=== Data extract ===
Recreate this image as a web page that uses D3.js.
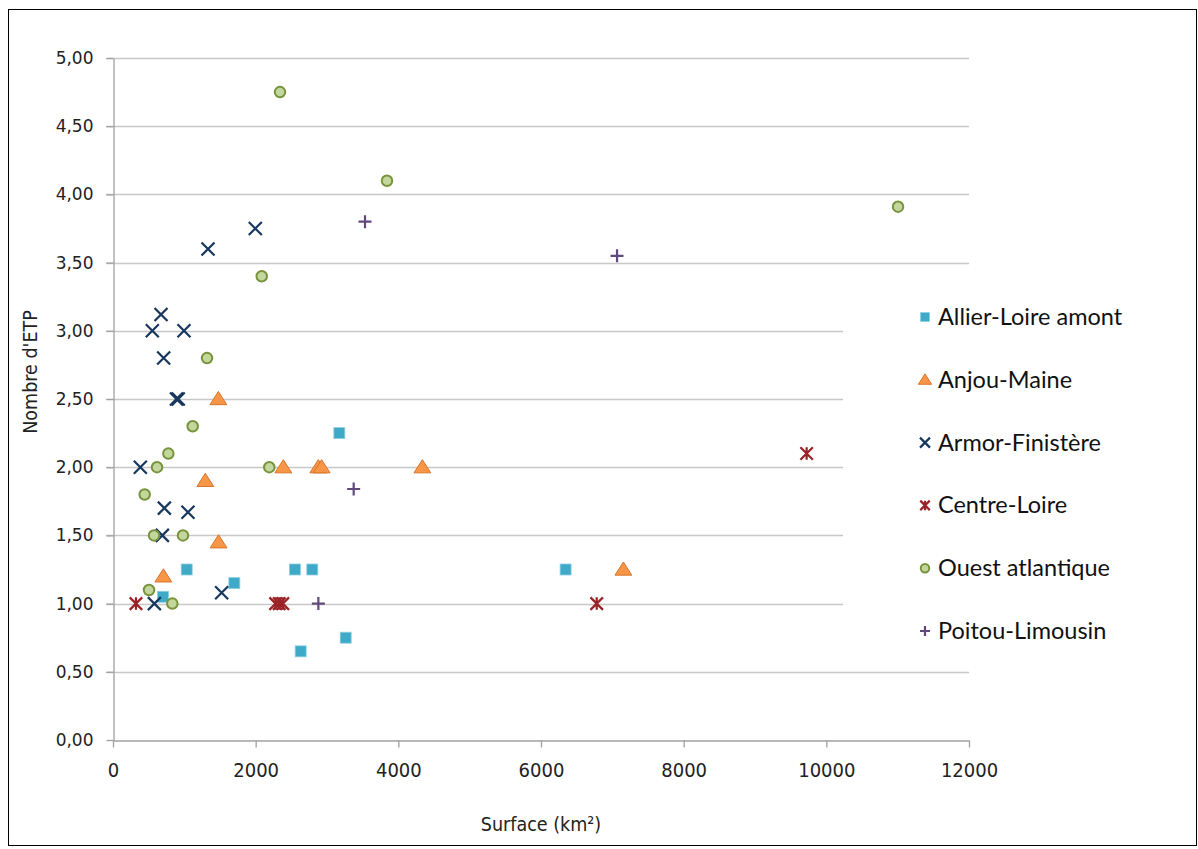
<!DOCTYPE html>
<html>
<head>
<meta charset="utf-8">
<script src="https://cdn.jsdelivr.net/npm/d3@7"></script>
<style>
  html, body { margin: 0; padding: 0; background: #fff; }
  svg { display: block; }
</style>
</head>
<body>
<svg id="chart" width="1198" height="849"></svg>
<script>
// Surface (km²) and number of FTE per territory, grouped by region
const seriesNames = ["Allier-Loire amont", "Anjou-Maine", "Armor-Finistère", "Centre-Loire", "Ouest atlantique", "Poitou-Limousin"];

const allierLoireSurface = [1033, 701, 1701, 2551, 2794, 3173, 3262, 2631, 6345];
const allierLoireEtp     = [1.25, 1.05, 1.15, 1.25, 1.25, 2.25, 0.75, 0.65, 1.25];

const anjouMaineSurface = [1477, 2388, 2878, 2925, 1294, 1480, 706, 4337, 7155];
const anjouMaineEtp     = [2.50, 2.00, 2.00, 2.00, 1.90, 1.45, 1.20, 2.00, 1.25];

const armorFinistereSurface = [673, 551, 995, 710, 890, 915, 383, 720, 1051, 692, 1523, 580, 1995, 1332];
const armorFinistereEtp     = [3.12, 3.00, 3.00, 2.80, 2.50, 2.50, 2.00, 1.70, 1.67, 1.50, 1.08, 1.00, 3.75, 3.60];

const centreLoireSurface = [322, 2280, 2330, 2380, 6781, 9724];
const centreLoireEtp     = [1.00, 1.00, 1.00, 1.00, 1.00, 2.10];

const ouestAtlantiqueSurface = [2341, 3841, 2085, 11005, 1318, 1117, 776, 617, 2191, 444, 575, 981, 505, 832];
const ouestAtlantiqueEtp     = [4.75, 4.10, 3.40, 3.91, 2.80, 2.30, 2.10, 2.00, 2.00, 1.80, 1.50, 1.50, 1.10, 1.00];

const poitouLimousinSurface = [3533, 7066, 3374, 2879];
const poitouLimousinEtp     = [3.80, 3.55, 1.84, 1.00];

const xTicks = [0, 2000, 4000, 6000, 8000, 10000, 12000];
const yTicks = [0, 0.5, 1, 1.5, 2, 2.5, 3, 3.5, 4, 4.5, 5];

const surfaces = [allierLoireSurface, anjouMaineSurface, armorFinistereSurface, centreLoireSurface, ouestAtlantiqueSurface, poitouLimousinSurface];
const etps = [allierLoireEtp, anjouMaineEtp, armorFinistereEtp, centreLoireEtp, ouestAtlantiqueEtp, poitouLimousinEtp];

const series = seriesNames.map((name, i) => ({
  name,
  kind: ["square", "triangle", "cross", "asterisk", "circle", "plus"][i],
  points: surfaces[i].map((s, j) => ({ x: s, y: etps[i][j] }))
}));

const svg = d3.select("#chart");
const W = 1198, H = 849;

// outer frame
svg.append("rect").attr("x", 0).attr("y", 0).attr("width", W).attr("height", H).attr("fill", "#fff");
svg.append("rect").attr("x", 8.5).attr("y", 9.5).attr("width", 1188).attr("height", 836)
  .attr("fill", "none").attr("stroke", "#000").attr("stroke-width", 1);

const x = d3.scaleLinear().domain([0, 12000]).range([113, 969]);
const y = d3.scaleLinear().domain([0, 5]).range([740, 58]);

// horizontal gridlines (with left tick stubs)
const grid = svg.append("g");
grid.selectAll("line").data(yTicks.filter(t => t > 0)).join("line")
  .attr("x1", 106).attr("x2", 969)
  .attr("y1", d => Math.round(y(d)) + 0.5).attr("y2", d => Math.round(y(d)) + 0.5)
  .attr("stroke", "#c8c8c8").attr("stroke-width", 1.5);

// y axis
const yAxis = svg.append("g").attr("transform", "translate(113.5,0)")
  .call(d3.axisLeft(y).tickValues(yTicks).tickSize(7).tickSizeOuter(0)
    .tickFormat(d => d3.format(".2f")(d).replace(".", ",")));
yAxis.select(".domain").attr("stroke", "#a0a0a0").attr("stroke-width", 1.3);
yAxis.selectAll(".tick line").attr("stroke", "#a0a0a0").attr("stroke-width", 1.3);
yAxis.selectAll(".tick text")
  .attr("x", -20)
  .attr("font-family", "'DejaVu Sans', Verdana, sans-serif")
  .attr("font-size", 17).attr("fill", "#222");

// x axis
const xAxis = svg.append("g").attr("transform", "translate(0,740.5)")
  .call(d3.axisBottom(x).tickValues(xTicks).tickSize(7).tickSizeOuter(0).tickFormat(d3.format("d")));
xAxis.select(".domain").attr("stroke", "#a0a0a0").attr("stroke-width", 1.3);
xAxis.selectAll(".tick line").attr("stroke", "#a0a0a0").attr("stroke-width", 1.3);
xAxis.selectAll(".tick text")
  .attr("y", 22)
  .attr("font-family", "'Liberation Sans Narrow', 'DejaVu Sans Condensed', sans-serif")
  .attr("font-size", 20).attr("fill", "#222");

// axis titles
svg.append("text").attr("x", 541).attr("y", 831).attr("text-anchor", "middle")
  .attr("font-family", "'Liberation Sans Narrow', 'DejaVu Sans Condensed', sans-serif")
  .attr("font-size", 19.5).attr("fill", "#222").text("Surface (km²)");
svg.append("text").attr("transform", "translate(37,372) rotate(-90)").attr("text-anchor", "middle")
  .attr("font-family", "'Liberation Sans Narrow', 'DejaVu Sans Condensed', sans-serif")
  .attr("font-size", 19.5).attr("fill", "#222").text("Nombre d'ETP");

// marker drawing
const styles = {
  square:   { fill: "#3fa9c8", stroke: "#8fd0e3" },
  triangle: { fill: "#f79646", stroke: "#d9742a" },
  cross:    { stroke: "#17375e" },
  asterisk: { stroke: "#9b2226" },
  circle:   { fill: "#c3d69b", stroke: "#77933c" },
  plus:     { stroke: "#604a7b" }
};

function drawMarker(g, kind, s) {
  const st = styles[kind];
  if (kind === "square") {
    g.append("rect").attr("x", -s / 2).attr("y", -s / 2).attr("width", s).attr("height", s)
      .attr("fill", st.fill).attr("stroke", st.stroke).attr("stroke-width", 0.8);
  } else if (kind === "triangle") {
    const h = s * 0.9;
    g.append("path").attr("d", `M0,${-h * 0.6}L${s * 0.6},${h * 0.45}L${-s * 0.6},${h * 0.45}Z`)
      .attr("fill", st.fill).attr("stroke", st.stroke).attr("stroke-width", 1);
  } else if (kind === "circle") {
    g.append("circle").attr("r", s / 2).attr("fill", st.fill).attr("stroke", st.stroke).attr("stroke-width", 2);
  } else {
    const r = s / 2;
    let d = "";
    if (kind === "cross" || kind === "asterisk") d += `M${-r},${-r}L${r},${r}M${-r},${r}L${r},${-r}`;
    if (kind === "asterisk") d += `M0,${-r}L0,${r}`;
    if (kind === "plus") d += `M${-r},0L${r},0M0,${-r}L0,${r}`;
    g.append("path").attr("d", d).attr("fill", "none").attr("stroke", st.stroke)
      .attr("stroke-width", 2.2);
  }
}

const markerSize = { square: 11, triangle: 14, cross: 13, asterisk: 12.5, circle: 10.5, plus: 13 };

series.forEach(se => {
  const g = svg.append("g");
  se.points.forEach(p => {
    const m = g.append("g").attr("transform", `translate(${x(p.x)},${y(p.y)})`);
    drawMarker(m, se.kind, markerSize[se.kind]);
  });
});

// legend (white panel over gridlines)
svg.append("rect").attr("x", 843).attr("y", 285).attr("width", 350).attr("height", 370).attr("fill", "#fff");
const legend = svg.append("g");
const legendSize = { square: 9, triangle: 11, cross: 10, asterisk: 9.5, circle: 8.5, plus: 10 };
series.forEach((se, i) => {
  const cy = 317 + i * 62.8;
  const m = legend.append("g").attr("transform", `translate(925,${cy})`);
  drawMarker(m, se.kind, legendSize[se.kind]);
  legend.append("text").attr("x", 938).attr("y", cy + 8)
    .attr("font-family", "Lato, 'Open Sans', sans-serif").attr("font-size", 23.5).attr("fill", "#111")
    .text(se.name);
});
</script>
</body>
</html>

=== Your instructions ===
Up to and including the line containing "centreLoireEtp, ouestAtlantiqueEtp, poitouLimousinEtp];", repeat every line from the start of the data, but none of the pictures.

=== In response ===
Recreate this image as a web page that uses D3.js.
<!DOCTYPE html>
<html>
<head>
<meta charset="utf-8">
<script src="https://cdn.jsdelivr.net/npm/d3@7"></script>
<style>
  html, body { margin: 0; padding: 0; background: #fff; }
  svg { display: block; }
</style>
</head>
<body>
<svg id="chart" width="1198" height="849"></svg>
<script>
// Surface (km²) and number of FTE per territory, grouped by region
const seriesNames = ["Allier-Loire amont", "Anjou-Maine", "Armor-Finistère", "Centre-Loire", "Ouest atlantique", "Poitou-Limousin"];

const allierLoireSurface = [1033, 701, 1701, 2551, 2794, 3173, 3262, 2631, 6345];
const allierLoireEtp     = [1.25, 1.05, 1.15, 1.25, 1.25, 2.25, 0.75, 0.65, 1.25];

const anjouMaineSurface = [1477, 2388, 2878, 2925, 1294, 1480, 706, 4337, 7155];
const anjouMaineEtp     = [2.50, 2.00, 2.00, 2.00, 1.90, 1.45, 1.20, 2.00, 1.25];

const armorFinistereSurface = [673, 551, 995, 710, 890, 915, 383, 720, 1051, 692, 1523, 580, 1995, 1332];
const armorFinistereEtp     = [3.12, 3.00, 3.00, 2.80, 2.50, 2.50, 2.00, 1.70, 1.67, 1.50, 1.08, 1.00, 3.75, 3.60];

const centreLoireSurface = [322, 2280, 2330, 2380, 6781, 9724];
const centreLoireEtp     = [1.00, 1.00, 1.00, 1.00, 1.00, 2.10];

const ouestAtlantiqueSurface = [2341, 3841, 2085, 11005, 1318, 1117, 776, 617, 2191, 444, 575, 981, 505, 832];
const ouestAtlantiqueEtp     = [4.75, 4.10, 3.40, 3.91, 2.80, 2.30, 2.10, 2.00, 2.00, 1.80, 1.50, 1.50, 1.10, 1.00];

const poitouLimousinSurface = [3533, 7066, 3374, 2879];
const poitouLimousinEtp     = [3.80, 3.55, 1.84, 1.00];

const xTicks = [0, 2000, 4000, 6000, 8000, 10000, 12000];
const yTicks = [0, 0.5, 1, 1.5, 2, 2.5, 3, 3.5, 4, 4.5, 5];

const surfaces = [allierLoireSurface, anjouMaineSurface, armorFinistereSurface, centreLoireSurface, ouestAtlantiqueSurface, poitouLimousinSurface];
const etps = [allierLoireEtp, anjouMaineEtp, armorFinistereEtp, centreLoireEtp, ouestAtlantiqueEtp, poitouLimousinEtp];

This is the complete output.